The Importance of Patient Satisfaction
The cost of providing health care is escalating at an alarming rate. With challenges ranging from rising malpractice costs to physician turnover, medical practices must maximize resources and make tough choices in order to remain profitable. It is precisely these challenges that make improving patient satisfaction so critical. Here are some important ways that improving patient satisfaction can make your practice more successful and profitable:
- Reduce malpractice costs
- Decrease patient defections
- Decrease negative word–of-mouth advertising
- Increase patient referrals
In addition, improving patient satisfaction leads to increased productivity. Physicians and staff often spend a lot of time reacting to complaints and dealing with non-compliant patients, which negatively impacts office efficiency. By contrast, satisfied patients are easier and more rewarding to care for, take up less physician and staff time and are more compliant. Improved patient satisfaction decreases the length of patients’ visits and wait times, reduces treatment costs and increases patient volume.
“The moment we started paying attention to patient satisfaction, by looking at the data and focusing on improvement, our claims experience dropped significantly.”
-CEO, Cardiovascular Institute of the South
The cost of medical malpractice litigation has increased at almost 12% annually since 1975, and it is estimated that 65% of all physicians will be sued at some point in their career. Poor communication is the number one reason patients file medical malpractice lawsuits – and it’s also a primary component of patient dissatisfaction. Satisfied patients are more likely to forgive perceived care mistakes and are less likely to sue.
According to a study in the American Journal of Medicine, physicians ranked in the lowest 1/3 of the Press Ganey database were 110% more likely to have malpractice suits brought against them than those with top satisfaction survey ratings.* They also attracted more than double the number of unsolicited complaints. The same study found that there was a 6% increase in complaints associated with a 1-point decrease in physician satisfaction ratings. Improving patient satisfaction is key to reducing malpractice costs.
*(Source: Stelfox, H.T. et al., “The Relation of Patient Satisfaction with Complaints Against Physicians and Malpractice Lawsuits.” American Journal of Medicine. 2005. 118: 1126-33.)
It costs your practice money every time a patient leaves for a competitor.
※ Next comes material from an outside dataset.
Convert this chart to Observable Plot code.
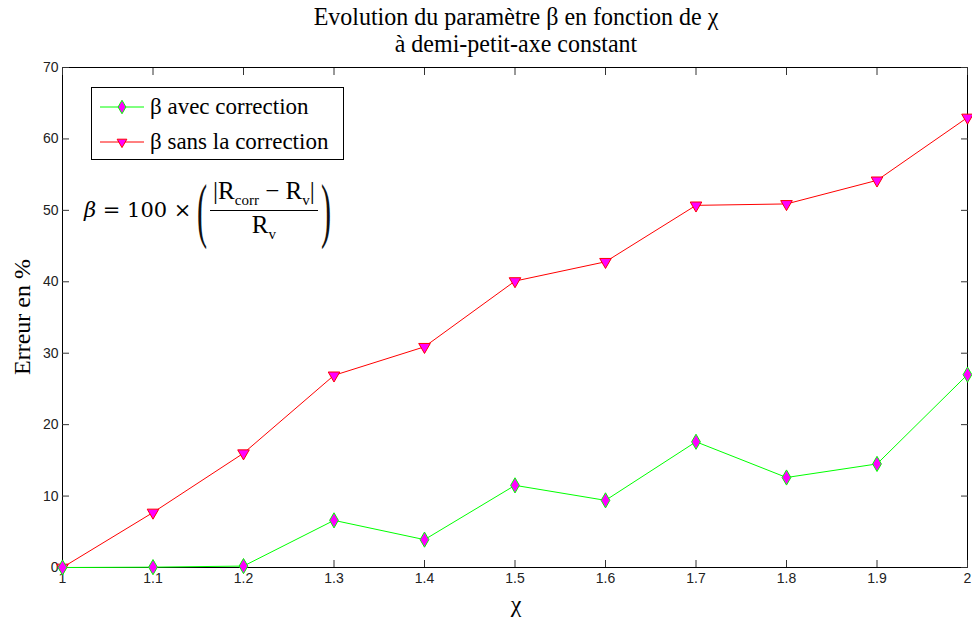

In fact, a conservative 5% dissatisfaction rate among patients can cost a physician $150,000 in revenue.* According to a report in the Journal of the American Medical Association, physicians with patient satisfaction ratings in the lowest 20% are nearly four times more likely to experience patient turnover than physicians in the top 20% .**
A high level of patient satisfaction leads to greatly increased customer loyalty, which is the single most important driver of long-term financial performance in a medical practice. Satisfying your current patients costs less time and money than attracting new ones – not to mention that the best form of advertising to attract new patients is positive word-of-mouth from existing clients.
*(Source: Drain, M., & Kaldenberg, D.O., “Building patient loyalty and trust: The role of patient satisfaction.” Group Practice Journal. 1999. 48(9), 32-35.)
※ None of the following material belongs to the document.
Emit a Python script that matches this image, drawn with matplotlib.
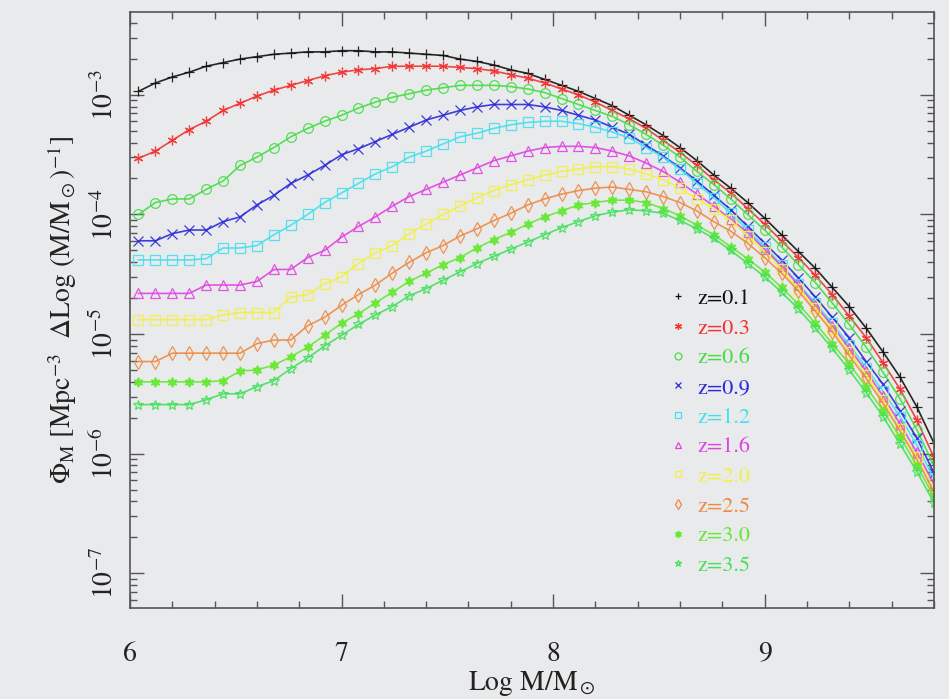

**(Source: Rubin, H.R. et al. “Patients’ ratings of outpatient visits in different practice settings: Results from the Medical Outcomes Study.” JAMA. 1993. 270(7), 835-840.)
According to studies done by the Technical Assistance Research Programs (TARP), for every irritated customer who complains, 26 do not. However, they still have grievances, and six of them have serious problems. How many times have you told the waiter everything was fine even though your food was disappointing? The reality is that you probably don’t know how many dissatisfied patients you have because most people don’t complain when speaking with you or your staff in person.
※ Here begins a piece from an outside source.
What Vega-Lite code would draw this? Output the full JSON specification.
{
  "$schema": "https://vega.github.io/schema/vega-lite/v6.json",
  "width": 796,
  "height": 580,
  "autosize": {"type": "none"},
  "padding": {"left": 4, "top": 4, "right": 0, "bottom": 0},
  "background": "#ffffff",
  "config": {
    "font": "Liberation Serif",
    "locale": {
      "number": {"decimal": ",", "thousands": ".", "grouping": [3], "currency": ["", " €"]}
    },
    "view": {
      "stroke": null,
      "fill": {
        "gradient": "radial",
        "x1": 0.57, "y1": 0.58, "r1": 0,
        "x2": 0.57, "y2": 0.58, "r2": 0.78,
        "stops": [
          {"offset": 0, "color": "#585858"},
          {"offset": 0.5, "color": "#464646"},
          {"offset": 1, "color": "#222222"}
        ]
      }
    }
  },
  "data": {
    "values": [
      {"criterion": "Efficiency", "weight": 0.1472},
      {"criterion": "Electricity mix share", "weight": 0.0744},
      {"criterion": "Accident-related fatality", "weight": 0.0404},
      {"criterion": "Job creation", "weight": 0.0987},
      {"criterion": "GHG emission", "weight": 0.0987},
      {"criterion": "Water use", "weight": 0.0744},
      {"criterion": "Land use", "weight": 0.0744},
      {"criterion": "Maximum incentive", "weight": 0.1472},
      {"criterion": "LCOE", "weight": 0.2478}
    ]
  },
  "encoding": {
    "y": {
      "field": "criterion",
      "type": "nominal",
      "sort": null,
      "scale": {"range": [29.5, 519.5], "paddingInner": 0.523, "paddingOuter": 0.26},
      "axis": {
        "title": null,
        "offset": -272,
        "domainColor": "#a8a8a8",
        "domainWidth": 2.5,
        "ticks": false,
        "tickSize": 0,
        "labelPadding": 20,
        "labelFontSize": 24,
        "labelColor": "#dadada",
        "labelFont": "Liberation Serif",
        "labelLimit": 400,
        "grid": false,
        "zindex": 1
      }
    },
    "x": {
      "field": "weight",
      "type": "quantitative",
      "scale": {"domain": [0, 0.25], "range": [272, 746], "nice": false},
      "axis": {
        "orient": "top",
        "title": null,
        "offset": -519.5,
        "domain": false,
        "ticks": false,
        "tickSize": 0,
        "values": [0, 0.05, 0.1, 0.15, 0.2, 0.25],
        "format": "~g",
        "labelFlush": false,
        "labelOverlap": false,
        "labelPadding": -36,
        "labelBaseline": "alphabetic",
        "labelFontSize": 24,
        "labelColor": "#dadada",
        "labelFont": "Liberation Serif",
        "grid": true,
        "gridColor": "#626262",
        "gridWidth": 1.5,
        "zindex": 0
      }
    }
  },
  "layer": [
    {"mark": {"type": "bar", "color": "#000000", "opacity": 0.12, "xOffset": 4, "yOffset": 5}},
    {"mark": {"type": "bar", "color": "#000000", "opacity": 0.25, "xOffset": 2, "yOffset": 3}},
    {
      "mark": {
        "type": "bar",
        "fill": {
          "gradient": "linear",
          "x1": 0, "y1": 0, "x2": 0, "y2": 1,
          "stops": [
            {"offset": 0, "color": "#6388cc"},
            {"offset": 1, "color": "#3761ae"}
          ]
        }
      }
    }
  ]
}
According to consumer surveys, a person who has had an unpleasant experience with a business will tell nine or 10 other people. Approximately 13% will tell more than 20 people.* Rather than take that chance with your practice, let Press Ganey help you improve your patient satisfaction scores.
*(Source: "Managing Consumer Complaints - Responsive Business Approaches To Consumer Needs." Office of Consumer Affairs, U.S. Department of Commerce.)
If your patient complains on a real-time survey, you still have a chance to win them over. Of those who complain, most will come back if you can resolve their issue quickly. Better still, if a patient has a complaint resolved quickly and courteously, she wants to tell others about her good fortune and her good sense. Speedy complaint resolution can help you keep present customers and attract new ones by changing word-of-mouth advertising from negative to positive.
A customer who has had a good experience with a business will tell an average of five other people, some of whom will become new customers.* Your satisfied patients can become your best source of new business.